Oakland Tribune Outtakes

Notes from Oakland, Berkeley and in between

Playwrite Itamar Moses returns to Berkeley to speak to student journalists

By kbender
Tuesday, August 19th, 2008 at 4:44 pm in Uncategorized.

In the spring of 1994, Itamar Moses was a teen-age journalist working on the school newspaper at Berkeley High School. Now, at the ripe old age of 31, he’s a nationally recognized playwright who has produced five plays, including “Yellowjackets” which opens at Berkeley Repertory Theatre on Sept. 3.

 

The play, set around the halls of Berkeley High School, focuses on what happens when the school newspaper publishes a story about an on-campus fight, including the fact that the boys allegedly involved in the brawl are African American.

 

The fact that race is included at all angers students and teachers and there’s a  proposed boycott of the school newspaper, some reasoning with the teachers by the editor in chief (a character based loosely on Moses himself) and an examination of what happens when race and class collide.

The events in the play are based on some actual events that took place when Moses was in school,  he said.

On Monday, Moses, who lives in Park Slope, Brooklyn, a place he calls “the new Paris,’’ was back in his native Berkeley to talk about his two loves _ play-writing and journalism _ with a group of 25 aspiring writers and journalists from 14 schools across the Bay Area. Moses wants to encourage more young people to take an interest in theater and writing.

`It’s important to make (young people) aware that theater is and can be by, for and about young people,’’ he said Tuesday.

 

The half-day workshop also included a panel of journalists, including freelance theater critic Chad Jones, (http://www.theaterdogs.net/ )San Francisco education Chronicle reporter Nanette Asimov and yours truly speaking to teens about why journalism is important in the community, how it’s changing, what constituents editorializing, where journalists find their stories and other trade secrets we rarely divulge.
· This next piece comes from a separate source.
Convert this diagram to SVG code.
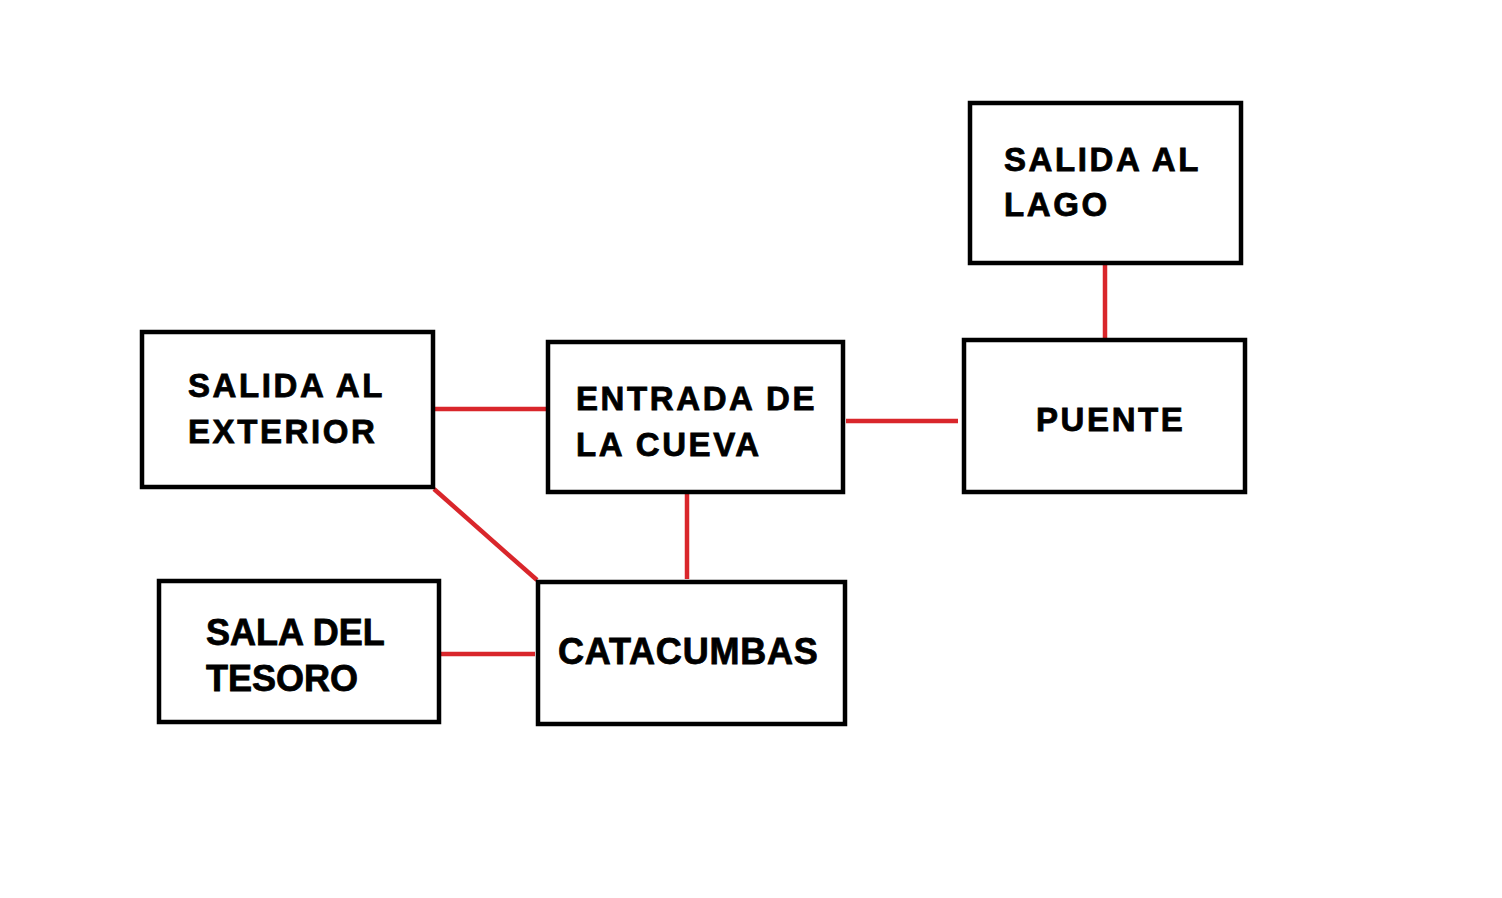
<svg xmlns="http://www.w3.org/2000/svg" width="1502" height="898" viewBox="0 0 1502 898">
<style>
.box{fill:#fff;stroke:#000;stroke-width:4.5}
.t{font-family:"Liberation Sans",Arial,sans-serif;font-weight:bold;fill:#000;stroke:#000;stroke-width:0.8}
.w{font-size:33px;letter-spacing:2.6px}
.n{font-size:36px}
.c{stroke:#d9262b;stroke-width:4.5;fill:none}
</style>
<rect width="1502" height="898" fill="#fff"/>
<g id="connectors">
<line class="c" x1="435" y1="409" x2="546" y2="409"/>
<line class="c" x1="846" y1="421" x2="958" y2="421"/>
<line class="c" x1="1105" y1="265" x2="1105" y2="338"/>
<line class="c" x1="687" y1="494" x2="687" y2="579"/>
<line class="c" x1="434" y1="489" x2="537" y2="580"/>
<line class="c" x1="441" y1="654" x2="535" y2="654"/>
</g>
<g id="salida-exterior">
<rect class="box" x="142" y="332" width="291" height="155"/>
<text class="t w" x="188" y="397">SALIDA AL</text>
<text class="t w" x="188" y="443">EXTERIOR</text>
</g>
<g id="entrada-cueva">
<rect class="box" x="548" y="342" width="295" height="150"/>
<text class="t w" x="576" y="410">ENTRADA DE</text>
<text class="t w" x="576" y="456">LA CUEVA</text>
</g>
<g id="puente">
<rect class="box" x="964" y="340" width="281" height="152"/>
<text class="t w" x="1036" y="431">PUENTE</text>
</g>
<g id="salida-lago">
<rect class="box" x="970" y="103" width="271" height="160"/>
<text class="t w" x="1004" y="171">SALIDA AL</text>
<text class="t w" x="1004" y="216">LAGO</text>
</g>
<g id="sala-tesoro">
<rect class="box" x="159" y="581" width="280" height="141"/>
<text class="t n" x="206" y="645">SALA DEL</text>
<text class="t n" x="206" y="691">TESORO</text>
</g>
<g id="catacumbas">
<rect class="box" x="538" y="582" width="307" height="142"/>
<text class="t n" x="558" y="664" letter-spacing="0.8">CATACUMBAS</text>
</g>
</svg>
In a time when nearly 6,000 newspaper journalists nationwide have lost their jobs in recent months, it was inspiring for me _ a 15-year veteran of newspapering _ to see 16 and 17 year olds pondering a career in the print and Web media.

 

The workshop was the brainchild of Genevieve Michel, a 19-year-old Albany High School graduate who is headed into her second year at New York  University. She’s studying arts management and politics, a major she created herself.

Before she left for college she did an internship at Berkeley Rep and when she returned for a summer job, she was charged with finding some programs to link to the play “Yellowjackets.”

 

“ We wanted to get a chance to bring kids to the school of theater who wouldn’t normally come,’’ she said. “Because the play is about high school journalism, it seemed like a good chance to bring (professional) journalists and students together to talk about ways journalism can be used as a tool to change the community,’’ she said.

Michel said the teen journalists said they learned a thing or two, and at the end of the day they decided to form a network to stay in touch and share ideas during the upcoming school year. Who knows, maybe one of them will break a story that will someday become a play.